No vendor pricing surprises: Commercial anycast DNS pricing scales with query volume. Self-hosted anycast on commodity hardware or cloud VMs costs a flat infrastructure fee regardless of query volume. For high-traffic DNS deployments, this can represent significant cost savings.

Geographic flexibility: With self-hosted anycast, you can deploy DNS servers in any location — your own data centers, colocation facilities, cloud regions, or edge locations — and control the geographic routing via BGP community strings and local preference settings. Commercial providers limit you to their PoP locations.

Regulatory compliance: Some organizations have data sovereignty requirements that mandate DNS resolution within specific jurisdictions. Self-hosted anycast lets you deploy DNS servers in precisely the right locations while maintaining full control over query logging and data handling.

For DNS server selection, see our authoritative DNS comparison. For DNS security hardening, check our DNS cache hardening guide. For DNS-over-QUIC setup, our DoQ server comparison covers modern encrypted DNS protocols.

Choosing the Right Anycast Health Checker

Choose anycast-healthchecker if: You want a dedicated, purpose-built health monitoring tool that works with any BGP daemon. Its service-agnostic design, DNS-aware checking, and clean separation of health monitoring from route management make it the most flexible option for complex anycast deployments.

Choose BIRD if: You need a full BGP routing daemon with integrated health checking. BIRD is the right choice when you’re already running BGP for other purposes (peering, transit, route servers) and want to consolidate anycast route management into the same daemon. BFD support provides the fastest failover times.

Choose Keepalived if: You need both VRRP-based failover and anycast route management from a single tool. Keepalived is ideal for deployments where you have active/passive server pairs within a site (managed by VRRP) and anycast across sites (managed by BGP advertisements triggered by Keepalived state changes).

FAQ

What is DNS Anycast and how does it work?

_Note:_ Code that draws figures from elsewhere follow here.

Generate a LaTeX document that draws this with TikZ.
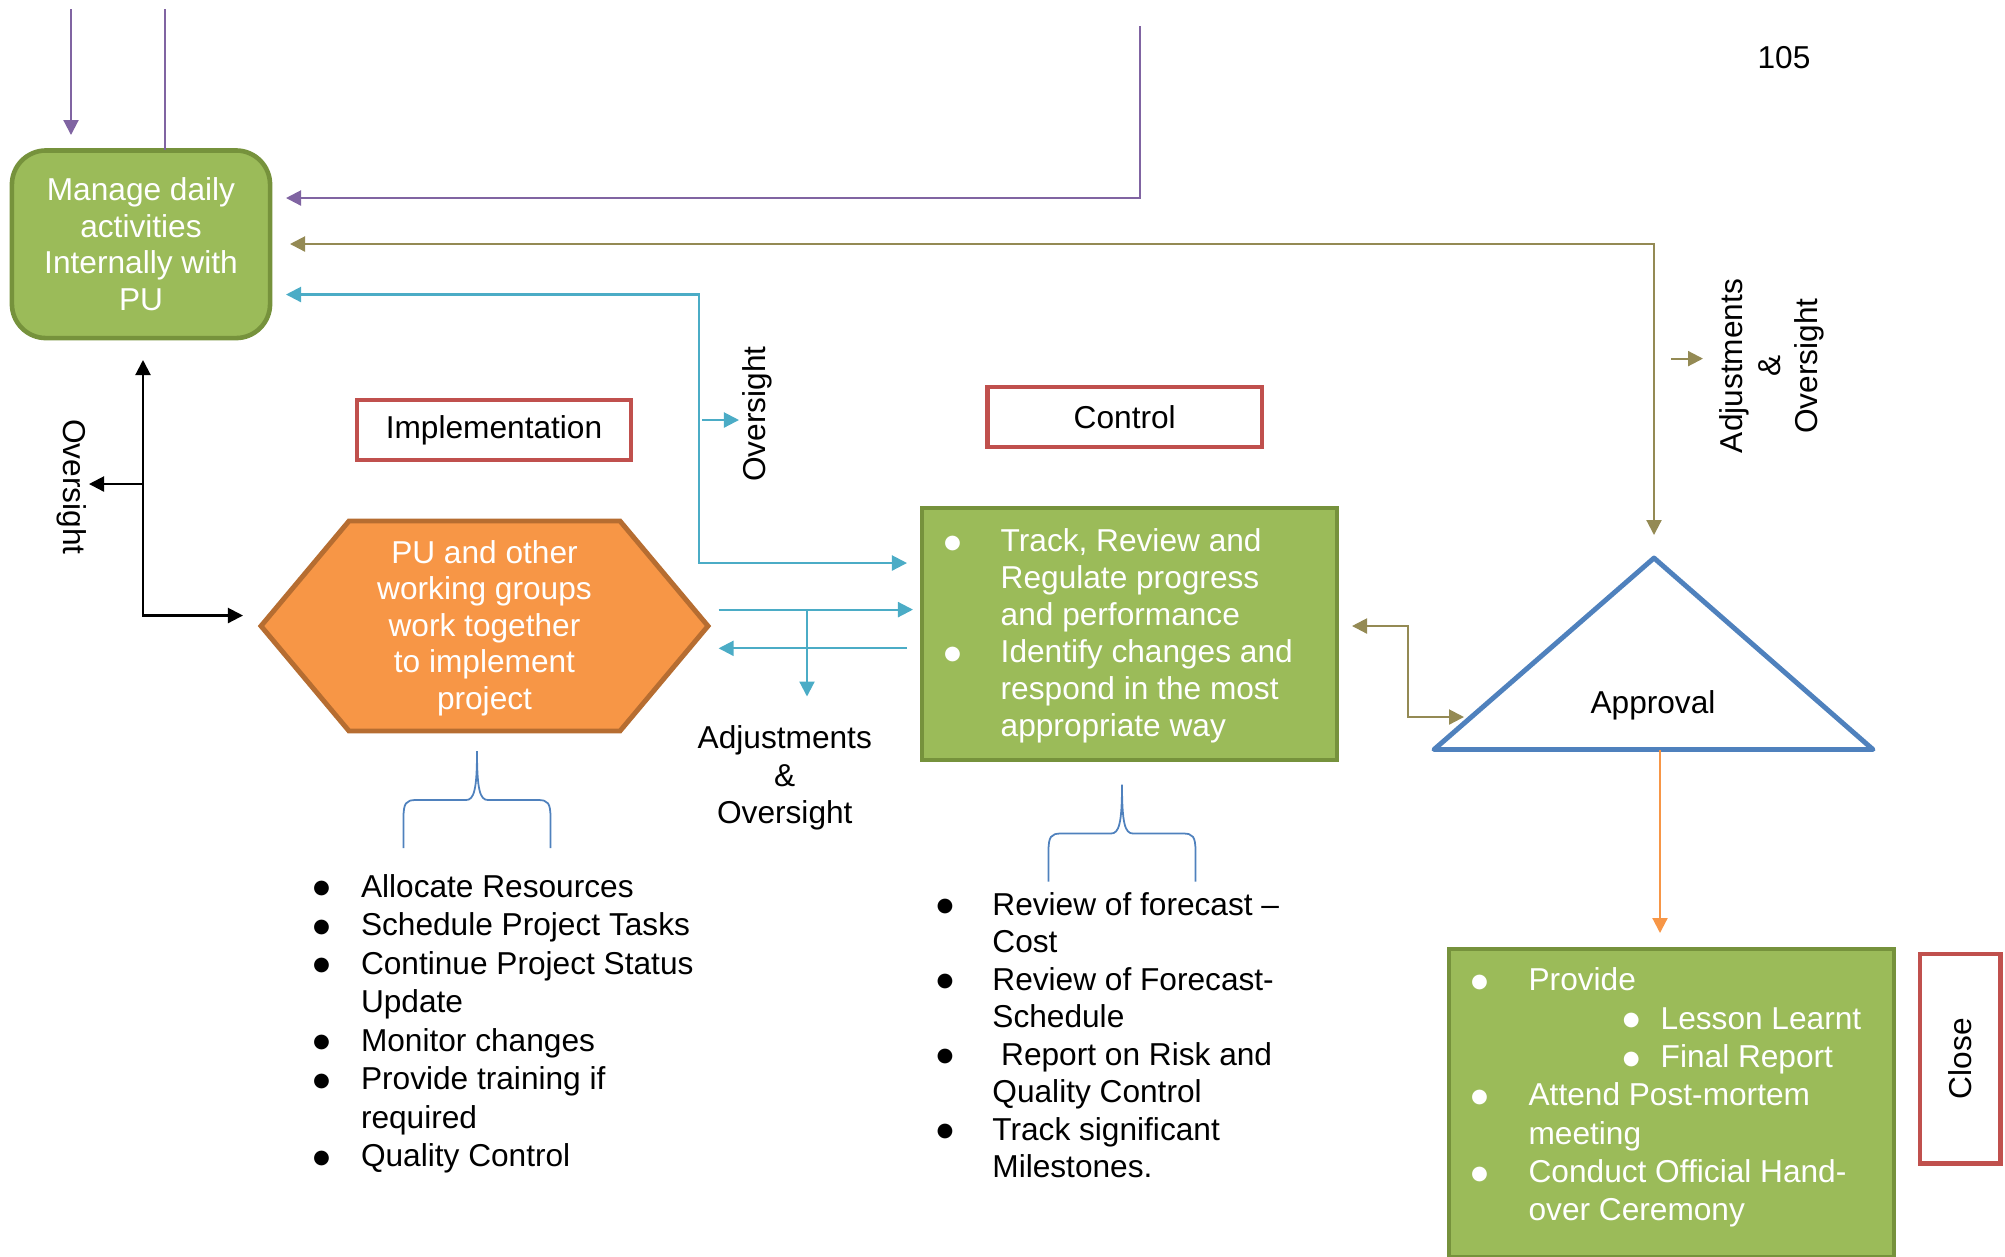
\documentclass[tikz,border=0pt]{standalone}
\usepackage{fontspec}
\setmainfont{Liberation Sans}
\newfontfamily\dotfont{DejaVu Sans}
\usetikzlibrary{arrows.meta}

\definecolor{gfill}{HTML}{9BBB59}
\definecolor{gline}{HTML}{76923C}
\definecolor{ofill}{HTML}{F79646}
\definecolor{oline}{HTML}{B66D31}
\definecolor{rline}{HTML}{C0504D}
\definecolor{bline}{HTML}{4F81BD}
\definecolor{cyanline}{HTML}{4BACC6}
\definecolor{purpline}{HTML}{8064A2}
\definecolor{oliveline}{HTML}{948A54}

% bullet hung to the left of the text column
\newlength\bulgap
\newcommand\bigdot{\raisebox{0.9pt}{\dotfont\fontsize{5.5}{5.5}\selectfont ●}}
\newcommand\lbul{\llap{\makebox[\bulgap][l]{\bigdot}}}
\newcommand\fsz[1]{\fontsize{9}{#1}\selectfont}

\begin{document}
\begin{tikzpicture}[x=0.01cm,y=-0.01cm,
  every node/.style={inner sep=0pt, outer sep=0pt},
  font=\fsz{10.4pt},
  >={Triangle[length=0.15cm,width=0.15cm]},
  conn/.style={line width=0.6pt},
  purp/.style={conn, draw=purpline},
  oliv/.style={conn, draw=oliveline},
  cyn/.style={conn, draw=cyanline},
  blk/.style={conn, draw=black},
  orng/.style={conn, draw=ofill},
  greenbox/.style={draw=gline, fill=gfill, line width=1.3pt, text=white},
  redbox/.style={draw=rline, fill=white, line width=1.3pt},
  hexshape/.style={draw=oline, fill=ofill, line width=1.4pt, line join=miter},
  tri/.style={draw=bline, line width=1.4pt, line join=round},
  listtext/.style={anchor=base west},
  curlybrace/.pic={
    \draw[bline, line width=0.5pt]
      (-73.5,97) -- (-73.5,67) .. controls (-73.5,52) and (-71,49) .. (-61,49)
      -- (-11,49) .. controls (-3,49) and (0,39) .. (0,0)
      .. controls (0,39) and (3,49) .. (11,49)
      -- (61,49) .. controls (71,49) and (73.5,52) .. (73.5,67) -- (73.5,97);
  }
]
\useasboundingbox (0,0) rectangle (2005,1256);

% ---------- shapes ----------
\node[greenbox, rounded corners=0.34cm, minimum width=2.58cm, minimum height=1.875cm, align=center]
  (manage) at (141,244.25) {Manage daily\\activities\\Internally with\\PU};

\node[redbox, minimum width=2.74cm, minimum height=0.60cm] (impl) at (494,430) {Implementation};
\node[redbox, minimum width=2.74cm, minimum height=0.60cm] (ctrl) at (1124.75,417) {Control};

\draw[hexshape] (261,626) -- (349,521) -- (620,521) -- (708,626) -- (620,731) -- (349,731) -- cycle;
\node[text=white, align=center] (hex) at (484.5,628) {PU and other\\working groups\\work together\\to implement\\project};

\node[greenbox, minimum width=4.15cm, minimum height=2.52cm] (track) at (1129.5,634) {};
\node[listtext, text=white, font=\fsz{10.5pt}] (tracktext) at (1000.7,551.7) {\setlength\bulgap{0.565cm}%
  \begin{tabular}[t]{@{}l@{}}
  \lbul Track, Review and\\
  Regulate progress\\
  and performance\\
  \lbul Identify changes and\\
  respond in the most\\
  appropriate way
  \end{tabular}};

\draw[tri] (1654,558) -- (1873,749.5) -- (1434,749.5) -- cycle;
\coordinate (apex) at (1654,558);
\coordinate (base) at (1660,749.5);
\node[anchor=base] (appr) at (1653,713) {Approval};

\node[greenbox, minimum width=4.45cm, minimum height=3.08cm] (final) at (1671.5,1103) {};
\node[listtext, text=white, font=\fsz{10.9pt}] (finaltext) at (1528.6,990.7) {\setlength\bulgap{0.574cm}%
  \begin{tabular}[t]{@{}l@{}}
  \lbul Provide\\
  \hspace*{1.32cm}{\setlength\bulgap{0.378cm}\lbul}Lesson Learnt\\
  \hspace*{1.32cm}{\setlength\bulgap{0.378cm}\lbul}Final Report\\
  \lbul Attend Post-mortem\\
  meeting\\
  \lbul Conduct Official Hand-\\
  over Ceremony
  \end{tabular}};

\node[redbox, rotate=90, minimum width=2.095cm, minimum height=0.805cm] (close) at (1960.25,1058.75) {Close};

\node[anchor=base] (page) at (1784,68.4) {105};

% ---------- lists under the braces ----------
\pic at (477,751) {curlybrace};
\node[listtext, font=\fsz{10.95pt}] (impllist) at (361,897) {\setlength\bulgap{0.478cm}%
  \begin{tabular}[t]{@{}l@{}}
  \lbul Allocate Resources\\
  \lbul Schedule Project Tasks\\
  \lbul Continue Project Status\\
  Update\\
  \lbul Monitor changes\\
  \lbul Provide training if\\
  required\\
  \lbul Quality Control
  \end{tabular}};

\pic at (1122,784.5) {curlybrace};
\node[listtext, font=\fsz{10.67pt}] (ctrllist) at (992.4,915) {\setlength\bulgap{0.558cm}%
  \begin{tabular}[t]{@{}l@{}}
  \lbul Review of forecast --\\
  Cost\\
  \lbul Review of Forecast-\\
  Schedule\\
  \lbul \ Report on Risk and\\
  Quality Control\\
  \lbul Track significant\\
  Milestones.
  \end{tabular}};

% ---------- connector labels ----------
\node[rotate=-90] (ovleft) at (72,487) {Oversight};
\node[rotate=90] (ovmid) at (757,414) {Oversight};
\node[rotate=90, align=center, font=\fsz{10.67pt}] (adjright) at (1772,366) {Adjustments\\\&\\Oversight};
\node[anchor=base, font=\fsz{10.7pt}] (adjmid) at (784.8,748.6)
  {\begin{tabular}[t]{@{}c@{}}Adjustments\\\&\\Oversight\end{tabular}};

% ---------- connectors ----------
% purple
\coordinate (p1a) at (71,9);   \coordinate (p1b) at (71,135);
\draw[purp,->] (p1a) -- (p1b);
\coordinate (p2a) at (165,9);
\draw[purp] (p2a) -- (p2a |- manage.north);
\coordinate (p3a) at (1140,26); \coordinate (p3b) at (286,198);
\draw[purp,->] (p3a) |- (p3b);

% olive
\coordinate (o1a) at (290,244); \coordinate (o1b) at (1654,535);
\draw[oliv,<->] (o1a) -| (o1b);
\coordinate (o2a) at (1671,358.6); \coordinate (o2b) at (1703,358.6);
\draw[oliv,->] (o2a) -- (o2b);
\coordinate (o3a) at (1352,626); \coordinate (o3b) at (1464,717);
\draw[oliv,<->] (o3a) -- ++(56,0) |- (o3b);

% cyan
\coordinate (c1a) at (286,294.5); \coordinate (c1b) at (907,563);
\draw[cyn,<->] (c1a) -- ++(413,0) |- (c1b);
\coordinate (c2a) at (702,420); \coordinate (c2b) at (739,420);
\draw[cyn,->] (c2a) -- (c2b);
\coordinate (c3a) at (718.6,609.6); \coordinate (c3b) at (913,609.6);
\draw[cyn,->] (c3a) -- (c3b);
\coordinate (c4a) at (907,648.3); \coordinate (c4b) at (718.6,648.3);
\draw[cyn,->] (c4a) -- (c4b);
\coordinate (c5a) at (807,609.6); \coordinate (c5b) at (807,696.5);
\draw[cyn,->] (c5a) -- (c5b);

% black
\coordinate (b1a) at (143,360); \coordinate (b1b) at (243,615.5);
\draw[blk,<->] (b1a) |- (b1b);
\coordinate (b2a) at (143,484); \coordinate (b2b) at (89,484);
\draw[blk,->] (b2a) -- (b2b);

% orange
\coordinate (r1b) at (1660,933);
\draw[orng,->] (base) -- (r1b);
\end{tikzpicture}
\end{document}
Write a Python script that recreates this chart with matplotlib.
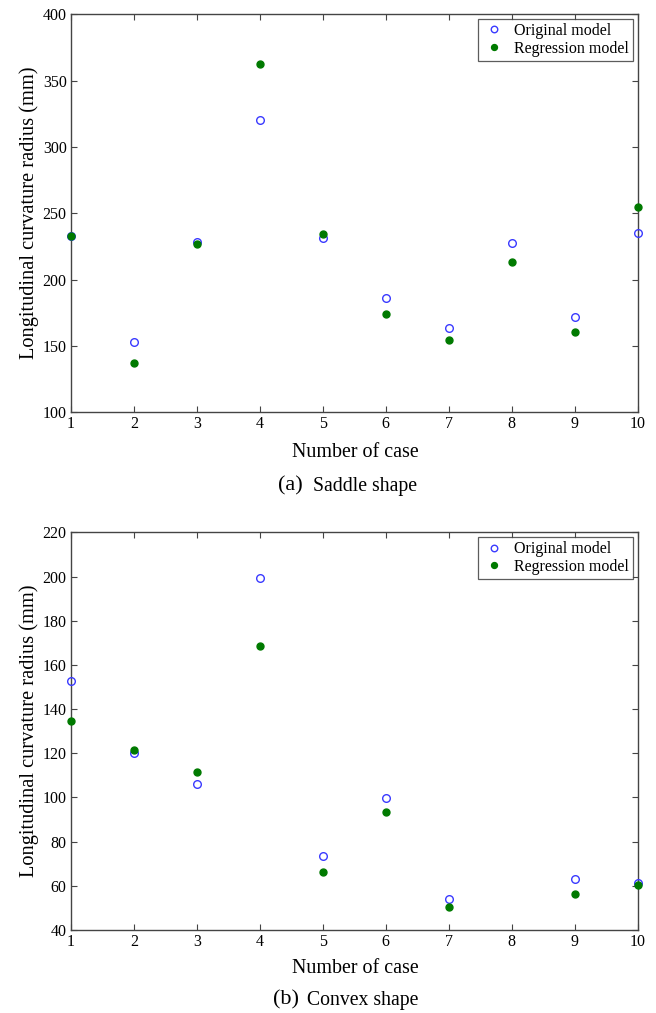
import numpy as np
import matplotlib
matplotlib.use("Agg")
import matplotlib.pyplot as plt

plt.rcParams['font.family'] = ['Liberation Serif', 'DejaVu Serif']

cases = np.arange(1, 11)

# (a) saddle shape
saddle_orig = [232.9, 153.0, 228.4, 320.4, 231.4, 186.0, 163.8, 227.4, 171.6, 235.0]
saddle_reg = [232.7, 137.2, 227.1, 362.1, 234.2, 174.4, 154.8, 213.6, 160.6, 254.8]

# (b) convex shape, case 8 has no data
convex_orig = [152.7, 120.3, 106.1, 199.2, 73.4, 99.6, 54.0, np.nan, 63.0, 61.1]
convex_reg = [134.8, 121.5, 111.5, 168.7, 66.3, 93.4, 50.4, np.nan, 56.3, 60.4]

xticks = list(range(1, 11))
saddle_yticks = [100, 150, 200, 250, 300, 350, 400]
convex_yticks = [40, 60, 80, 100, 120, 140, 160, 180, 200, 220]

fig = plt.figure(figsize=(6.56, 10.13), dpi=100)
ax1 = fig.add_axes([0.108, 0.593, 0.864, 0.393])
ax2 = fig.add_axes([0.108, 0.082, 0.864, 0.3925])

blue = '#3a3aff'
green = '#007a00'
edge = '#444444'


def style(ax, orig, reg, yticks, tag, caption, tag_x, cap_x, xlabel_y, cap_y):
    ax.plot(cases, orig, 'o', mfc='none', mec=blue, mew=1.0, ms=5.5,
            label='Original model', clip_on=False, zorder=3)
    ax.plot(cases, reg, 'o', mfc=green, mec=green, ms=5.0,
            label='Regression model', clip_on=False, zorder=3)
    ax.set_xlim(1, 10)
    ax.set_ylim(yticks[0], yticks[-1])
    ax.set_xticks(xticks)
    ax.set_yticks(yticks)
    ax.tick_params(direction='in', top=True, right=True, length=4,
                   width=0.8, color=edge, labelsize=11.5, pad=3)
    for s in ax.spines.values():
        s.set_color(edge)
        s.set_linewidth(1.0)
    ax.set_ylabel('Longitudinal curvature radius (mm)', fontsize=14.7, labelpad=3)
    fig.text(0.541, xlabel_y, 'Number of case', fontsize=14.4,
             ha='center', va='center')
    fig.text(tag_x, cap_y, tag, fontsize=16, ha='right', va='center')
    fig.text(cap_x, cap_y, caption, fontsize=14.2, ha='left', va='center')
    leg = ax.legend(loc='upper right', fontsize=11.5, frameon=True,
                    fancybox=False, edgecolor='#333333', handletextpad=0.5,
                    borderpad=0.25, labelspacing=0.1, handlelength=1.5,
                    borderaxespad=0.3, markerscale=0.85)
    leg.get_frame().set_linewidth(0.9)


style(ax1, saddle_orig, saddle_reg, saddle_yticks, '(a)', 'Saddle shape',
      303 / 656, 313 / 656, 1 - 452 / 1013, 1 - 486 / 1013)
style(ax2, convex_orig, convex_reg, convex_yticks, '(b)', 'Convex shape',
      299 / 656, 307 / 656, 1 - 968 / 1013, 1 - 1000 / 1013)

fig.savefig('out.png', dpi=100)
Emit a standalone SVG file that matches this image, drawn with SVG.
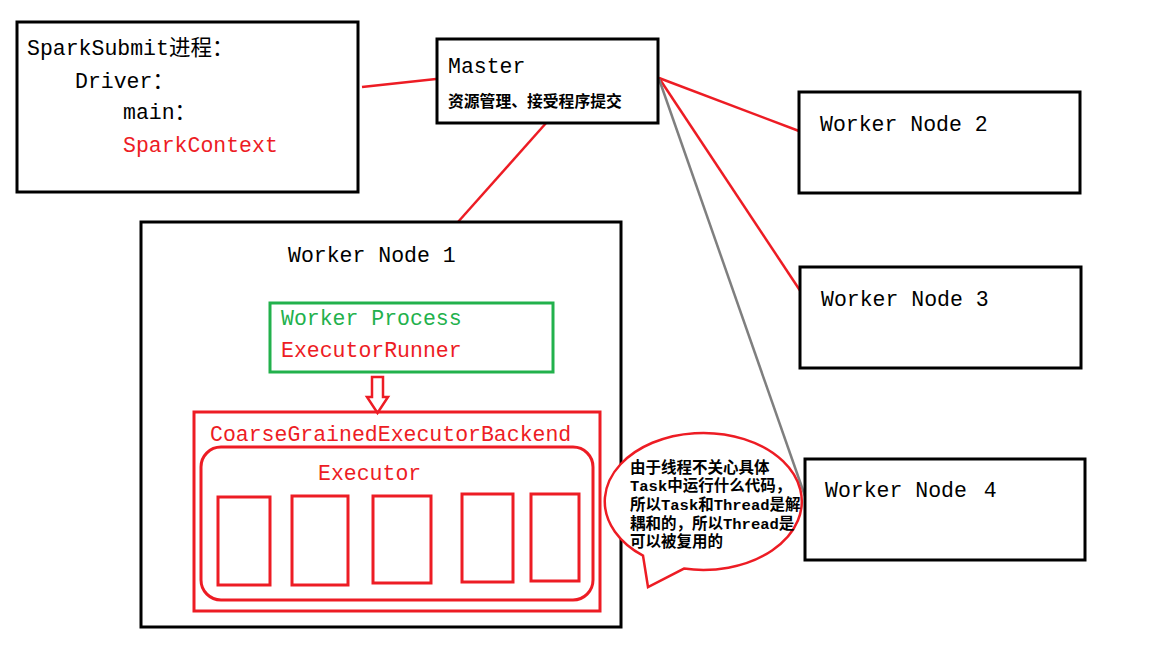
<svg xmlns="http://www.w3.org/2000/svg" width="1161" height="662" viewBox="0 0 1161 662">
<style>
.bk{fill:#fff;stroke:#000;stroke-width:3}
.rd{fill:none;stroke:#ED1C24;stroke-width:3}
.t{font-family:"Liberation Mono","Noto Sans CJK SC",monospace;font-size:21.5px;fill:#000}
.r{fill:#ED1C24}
.g{fill:#22B14C}
.cn{font-family:"Liberation Mono","Noto Sans CJK SC",monospace;font-weight:bold;fill:#000}
.ln{stroke:#ED1C24;stroke-width:2.5;fill:none}
</style>
<rect width="1161" height="662" fill="#fff"/>
<g id="connectors">
<line class="ln" x1="362" y1="87" x2="436" y2="79"/>
<line class="ln" x1="547" y1="122" x2="458" y2="222"/>
<line class="ln" x1="659" y1="78" x2="799" y2="131"/>
<line class="ln" x1="659" y1="78" x2="801" y2="292"/>
<line x1="659" y1="79" x2="805" y2="496" stroke="#7F7F7F" stroke-width="2.5"/>
</g>
<g id="sparksubmit">
<rect class="bk" x="17" y="22" width="341" height="170"/>
<text class="t" x="27" y="55">SparkSubmit进程：</text>
<text class="t" x="75" y="88">Driver：</text>
<text class="t" x="123" y="119">main：</text>
<text class="t r" x="123" y="152">SparkContext</text>
</g>
<g id="master">
<rect class="bk" x="437" y="39" width="221" height="84"/>
<text class="t" x="448" y="73">Master</text>
<text class="cn" x="448" y="107" font-size="15.8">资源管理、接受程序提交</text>
</g>
<g id="worker2">
<rect class="bk" x="799" y="92" width="281" height="101"/>
<text class="t" x="820" y="131">Worker Node 2</text>
</g>
<g id="worker3">
<rect class="bk" x="800" y="267" width="281" height="101"/>
<text class="t" x="821" y="306">Worker Node 3</text>
</g>
<g id="worker4">
<rect class="bk" x="805" y="459" width="280" height="101"/>
<text class="t" x="825" y="497">Worker Node <tspan dx="4">4</tspan></text>
</g>
<g id="worker1">
<rect class="bk" x="141" y="222" width="480" height="405"/>
<text class="t" x="288" y="262">Worker Node 1</text>
</g>
<g id="workerprocess">
<rect x="270" y="303" width="283" height="69" fill="none" stroke="#22B14C" stroke-width="3"/>
<text class="t g" x="281" y="325">Worker Process</text>
<text class="t r" x="281" y="357">ExecutorRunner</text>
</g>
<g id="arrow">
<path d="M372,377 H383 V397 H388 L377.5,413 L367,397 H372 Z" fill="#fff" stroke="#ED1C24" stroke-width="2.5"/>
</g>
<g id="backend">
<rect class="rd" x="194" y="412" width="406" height="199"/>
<text class="t r" x="210" y="441">CoarseGrainedExecutorBackend</text>
</g>
<g id="executor">
<rect class="rd" x="201" y="447" width="392" height="153" rx="20"/>
<text class="t r" x="318" y="480">Executor</text>
<rect class="rd" x="218" y="497" width="52" height="88"/>
<rect class="rd" x="292" y="496" width="56" height="89"/>
<rect class="rd" x="373" y="496" width="58" height="87"/>
<rect class="rd" x="462" y="494" width="51" height="88"/>
<rect class="rd" x="531" y="494" width="48" height="87"/>
</g>
<g id="bubble">
<path d="M643,555.6 A98.5,68.5 0 1 1 684,568.6 L648,587 Z" fill="#fff" stroke="#ED1C24" stroke-width="2.5"/>
<g class="cn r" font-size="15.5">
<text x="630" y="473">由于线程不关心具体</text>
<text x="630" y="491">Task中运行什么代码，</text>
<text x="630" y="510">所以Task和Thread是解</text>
<text x="630" y="529">耦和的，所以Thread是</text>
<text x="630" y="547">可以被复用的</text>
</g>
</g>
</svg>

DNS Anycast works by advertising the same IP address from multiple geographic locations via BGP. Internet routers automatically direct DNS queries to the topologically nearest location. This provides both load distribution (queries spread across all locations) and high availability (if one location fails, traffic routes to the next nearest).

Why do I need health checking for anycast?

Without health checking, BGP continues advertising the anycast IP from a failed node. Queries sent to that location are dropped, causing DNS resolution failures for clients routed there. Health checking detects service failures and withdraws the BGP advertisement, ensuring queries only reach healthy nodes.

How fast should anycast failover be?

With proper health checking, failover should complete in 1-5 seconds. BFD (Bidirectional Forwarding Detection) with BIRD achieves the fastest times (1-3 seconds). Script-based checks with anycast-healthchecker or Keepalived typically take 2-5 seconds depending on check interval and failure threshold settings.

Can I run DNS anycast on cloud VMs?

Yes, but with caveats. Most cloud providers don’t support BGP advertisement from individual VMs. You need either: (a) dedicated servers with BGP peering capability, (b) cloud providers that support BGP (e.g., AWS Direct Connect, Google Cloud Interconnect), or (c) a hosting provider that offers BGP anycast as a service.

Does anycast-healthchecker work with FRRouting?

Yes. anycast-healthchecker manages static routes on the local system, and FRRouting (like BIRD) can redistribute static routes into BGP. This means anycast-healthchecker is compatible with any BGP daemon that supports static route redistribution.

Should I use anycast for internal DNS?

Anycast is most valuable for public-facing DNS services. For internal DNS, simpler approaches like DNS forwarding with multiple upstream servers or VRRP-based failover are usually sufficient. Anycast makes sense for internal DNS only when you have geographically distributed sites and want clients to automatically connect to the nearest DNS server.